1,000 Hours of Staring
I like thinking about Tom Friedman‘s “1,000 Hours of Staring,” (its media literally “stare on paper”) and wonder if he actually stared at that piece of paper for 1000 hours over the course of five years. My guess is yes, due to his excessively compulsive style, and the honor he has earned as a devoted craftsman. But I wonder would it be the “same” if he hadn’t stared at it — if its meaning could be derived solely from its title and conceptual assertion. This invariably brings us to our notion of what is intrinsic, and whether art is an inherent entity or a vessel of mediated meanings.
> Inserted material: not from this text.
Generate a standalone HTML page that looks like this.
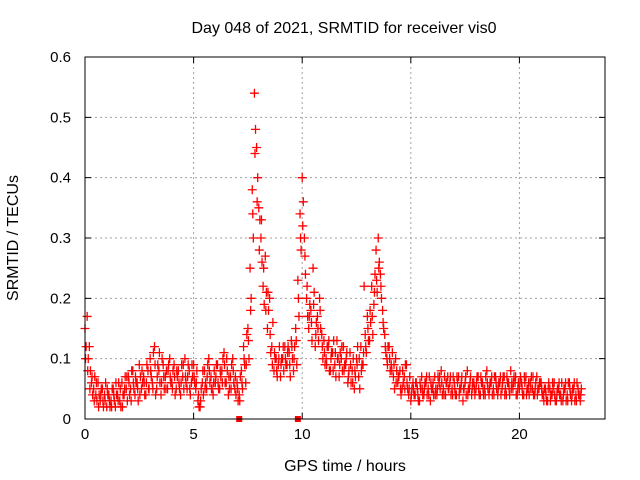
<!DOCTYPE html>
<html><head><meta charset="utf-8"><style>
body{margin:0;background:#fff;}
svg{display:block;font-family:"Liberation Sans",sans-serif;}
</style></head><body>
<svg id="chart" width="640" height="480" viewBox="0 0 640 480">
<rect width="640" height="480" fill="#fff"/>
<text x="344" y="33" font-size="16" text-anchor="middle">Day 048 of 2021, SRMTID for receiver vis0</text>
<text x="345" y="471" font-size="16" text-anchor="middle">GPS time / hours</text>
<text x="0" y="0" font-size="16" text-anchor="middle" transform="translate(18,238) rotate(-90)">SRMTID / TECUs</text>
<g id="grid"></g>
<g id="axes"></g>
<g id="marks"></g>
<rect x="85" y="57" width="520" height="362" fill="none" stroke="#000" stroke-width="1"/>
</svg>
<script>
const xTicks=[0,5,10,15,20];
const yTicks=[0,0.1,0.2,0.3,0.4,0.5,0.6];
const yTickLabels=["0","0.1","0.2","0.3","0.4","0.5","0.6"];
const timeStep=0.1;
const vals1=[0.15,0.17,0.12,0.06,0.05,0.04,0.06,0.03,0.05,0.04,
0.02,0.04,0.03,0.05,0.02,0.04,0.03,0.06,0.04,0.05,
0.07,0.05,0.08,0.04,0.06,0.09,0.05,0.07,0.04,0.08,
0.10,0.06,0.12,0.05,0.08,0.04,0.09,0.07,0.05,0.10,
0.06,0.09,0.05,0.08,0.04,0.07,0.10,0.05,0.08,0.06,
0.09,0.05,0.03,0.02,0.06,0.08,0.05,0.10,0.07,0.04,
0.06,0.09,0.05,0.08,0.11,0.06,0.04,0.07,0.10,0.05,
0.06,0.04,0.08,0.12,0.06,0.15,0.25,0.38,0.54,0.45,
0.35,0.30,0.22,0.27,0.15,0.20,0.12,0.08,0.10,0.09,
0.07,0.10,0.12,0.09,0.11,0.13,0.08,0.15,0.23,0.34,
0.40,0.30,0.20,0.15,0.18,0.25,0.12,0.17,0.20,0.14,
0.13,0.10,0.12,0.08,0.11,0.09,0.13,0.07,0.10,0.12,
0.09,0.06,0.11,0.08,0.05,0.10,0.07,0.12,0.09,0.14,
0.17,0.13,0.22,0.19,0.28,0.30,0.24,0.18,0.14,0.10,
0.12,0.09,0.07,0.10,0.06,0.08,0.05,0.07,0.09,0.04,
0.03,0.06,0.04,0.05,0.03,0.07,0.04,0.06,0.05,0.03,
0.05,0.07,0.04,0.06,0.08,0.05,0.04,0.07,0.06,0.05,
0.06,0.04,0.07,0.05,0.03,0.06,0.08,0.05,0.04,0.06,
0.05,0.07,0.04,0.06,0.05,0.08,0.04,0.06,0.05,0.07,
0.04,0.06,0.05,0.07,0.04,0.06,0.08,0.05,0.06,0.04,
0.05,0.06,0.04,0.07,0.05,0.06,0.05,0.04,0.07,0.05,
0.06,0.04,0.05,0.03,0.05,0.04,0.06,0.03,0.05,0.04,
0.03,0.05,0.04,0.06,0.03,0.05,0.04,0.05,0.03];
const vals2=[0.12,0.10,0.08,0.04,0.07,0.03,0.04,0.05,0.02,0.06,
0.04,0.02,0.05,0.03,0.04,0.06,0.02,0.04,0.07,0.03,
0.04,0.08,0.05,0.06,0.03,0.07,0.06,0.04,0.09,0.05,
0.07,0.11,0.04,0.09,0.06,0.10,0.05,0.08,0.09,0.06,
0.08,0.04,0.07,0.05,0.09,0.05,0.06,0.09,0.04,0.07,
0.06,0.08,0.02,0.05,0.04,0.06,0.09,0.06,0.05,0.08,
0.09,0.05,0.07,0.10,0.06,0.08,0.05,0.09,0.06,0.04,
0.03,0.07,0.05,0.09,0.14,0.10,0.20,0.30,0.48,0.40,
0.33,0.26,0.19,0.21,0.18,0.11,0.16,0.10,0.07,0.12,
0.10,0.08,0.09,0.12,0.07,0.10,0.12,0.09,0.17,0.28,
0.36,0.24,0.17,0.19,0.13,0.21,0.16,0.13,0.15,0.10,
0.09,0.12,0.08,0.11,0.13,0.07,0.10,0.11,0.08,0.09,
0.11,0.08,0.06,0.10,0.07,0.12,0.05,0.09,0.22,0.11,
0.13,0.16,0.14,0.24,0.21,0.26,0.20,0.15,0.11,0.12,
0.08,0.11,0.05,0.08,0.07,0.04,0.06,0.09,0.05,0.07,
0.05,0.04,0.06,0.03,0.05,0.04,0.06,0.04,0.07,0.05,
0.04,0.05,0.07,0.05,0.04,0.07,0.06,0.05,0.04,0.07,
0.04,0.06,0.05,0.07,0.05,0.04,0.05,0.07,0.06,0.04,
0.07,0.04,0.06,0.04,0.07,0.05,0.06,0.04,0.07,0.05,
0.06,0.04,0.07,0.05,0.06,0.04,0.06,0.07,0.04,0.06,
0.07,0.04,0.06,0.05,0.04,0.07,0.04,0.06,0.05,0.06,
0.04,0.05,0.03,0.06,0.04,0.05,0.03,0.05,0.04,0.06,
0.05,0.03,0.06,0.04,0.05,0.03,0.06,0.04,0.05];
const vals3=[0.10,0.08,0.05,0.07,0.03,0.06,0.02,0.04,0.03,0.03,
0.05,0.03,0.02,0.04,0.06,0.03,0.05,0.02,0.05,0.07,
0.06,0.03,0.06,0.07,0.05,0.04,0.08,0.06,0.06,0.05,
0.08,0.05,0.09,0.07,0.11,0.06,0.07,0.05,0.08,0.07,
0.05,0.07,0.08,0.06,0.06,0.09,0.07,0.07,0.05,0.09,
0.07,0.06,0.04,0.03,0.08,0.05,0.07,0.08,0.05,0.06,
0.07,0.06,0.08,0.06,0.09,0.10,0.07,0.05,0.08,0.07,
0.05,0.03,0.06,0.10,0.09,0.13,0.18,0.34,0.44,0.36,
0.28,0.33,0.25,0.18,0.21,0.14,0.09,0.11,0.08,0.10,
0.09,0.12,0.10,0.11,0.09,0.12,0.10,0.13,0.20,0.30,
0.32,0.27,0.22,0.17,0.16,0.19,0.14,0.15,0.18,0.12,
0.11,0.09,0.13,0.10,0.08,0.11,0.10,0.09,0.12,0.08,
0.10,0.07,0.09,0.06,0.08,0.09,0.10,0.08,0.11,0.12,
0.15,0.18,0.17,0.21,0.23,0.25,0.22,0.16,0.12,0.09,
0.10,0.08,0.09,0.06,0.07,0.05,0.08,0.05,0.06,0.05,
0.04,0.05,0.06,0.04,0.06,0.05,0.05,0.07,0.04,0.06,
0.06,0.04,0.05,0.07,0.06,0.04,0.06,0.05,0.07,0.04,
0.05,0.07,0.04,0.06,0.05,0.07,0.04,0.06,0.05,0.05,
0.06,0.05,0.07,0.05,0.04,0.06,0.05,0.07,0.04,0.06,
0.05,0.07,0.06,0.04,0.07,0.05,0.05,0.06,0.07,0.05,
0.06,0.05,0.07,0.04,0.06,0.05,0.07,0.05,0.04,0.06,
0.05,0.03,0.04,0.05,0.03,0.06,0.04,0.04,0.06,0.03,
0.04,0.06,0.03,0.05,0.04,0.06,0.03,0.04,0.04];
const gapMarkers=[7.1,9.8];

const X0=85,X1=605,Y0=419,Y1=57,XMAX=23.94,YMAX=0.6;
function xs(v){return X0+v/XMAX*(X1-X0);}
function ys(v){return Y0-v/YMAX*(Y0-Y1);}
const NS="http://www.w3.org/2000/svg";
function mk(tag,attrs,parent){const e=document.createElementNS(NS,tag);for(const k in attrs)e.setAttribute(k,attrs[k]);parent.appendChild(e);return e;}
const grid=document.getElementById('grid'),axes=document.getElementById('axes'),marks=document.getElementById('marks');
xTicks.forEach((t,i)=>{
  const x=xs(t);
  if(i>0){const g=mk('line',{x1:x,x2:x,y1:Y1,y2:Y0,stroke:'#a0a0a0','stroke-dasharray':'2,3'},grid);
  
  }
  const tk=mk('path',{d:`M${x},${Y0}v-6M${x},${Y1}v6`,stroke:'#000'},axes);
  
  
  const l=mk('text',{x:x,y:Y0+20,'font-size':15,'text-anchor':'middle'},axes);l.textContent=String(t);
  
  
});
yTicks.forEach((t,i)=>{
  const y=ys(t);
  if(i>0&&i<yTicks.length-1){const g=mk('line',{x1:X0,x2:X1,y1:y,y2:y,stroke:'#a0a0a0','stroke-dasharray':'2,3'},grid);
  
  }
  const tk=mk('path',{d:`M${X0},${y}h6M${X1},${y}h-6`,stroke:'#000'},axes);
  
  
  const l=mk('text',{x:X0-14,y:y+5,'font-size':15,'text-anchor':'end'},axes);l.textContent=yTickLabels[i];
  
  
});
function plus(t,v){
  const x=xs(t),y=ys(v);
  const p=mk('path',{d:`M${x-4.5},${y}h9M${x},${y-4.5}v9`,stroke:'#ff0000','stroke-width':1.3},marks);
  
  
}
vals1.forEach((v,i)=>plus(i*timeStep,v));
vals2.forEach((v,i)=>plus(i*timeStep+timeStep/2,v));
vals3.forEach((v,i)=>plus(i*timeStep+timeStep/4,v));
gapMarkers.forEach(t=>{
  const r=mk('rect',{x:xs(t)-3,y:Y0-3,width:6,height:6,fill:'#ff0000'},marks);
  
  
});
</script>
</body></html>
I can’t help but think if writing is similar. It seems that it isn’t — that while you are free to stare at a blank ream of paper for 1000 hours, your publisher will only laugh. Jeff Koons can have his interns paint his ideas, John Cage can sit in front of a piano for 4 minutes and 33 seconds, but writers lack the auspices of conceptual absence. Even conceptual writing requires that slow painful aggregate of words, one at a time, making something from nothing. Every word is work. There is no short cut.
Sometimes I can’t believe that people still write. It’s almost crass, like nailing each letter into a forehead; but our limitless combination of 26 letters is an infinite miracle. Every word is a synapse. Look: butterfly — and there it flies. I love Tom Friedman, but I fuck words.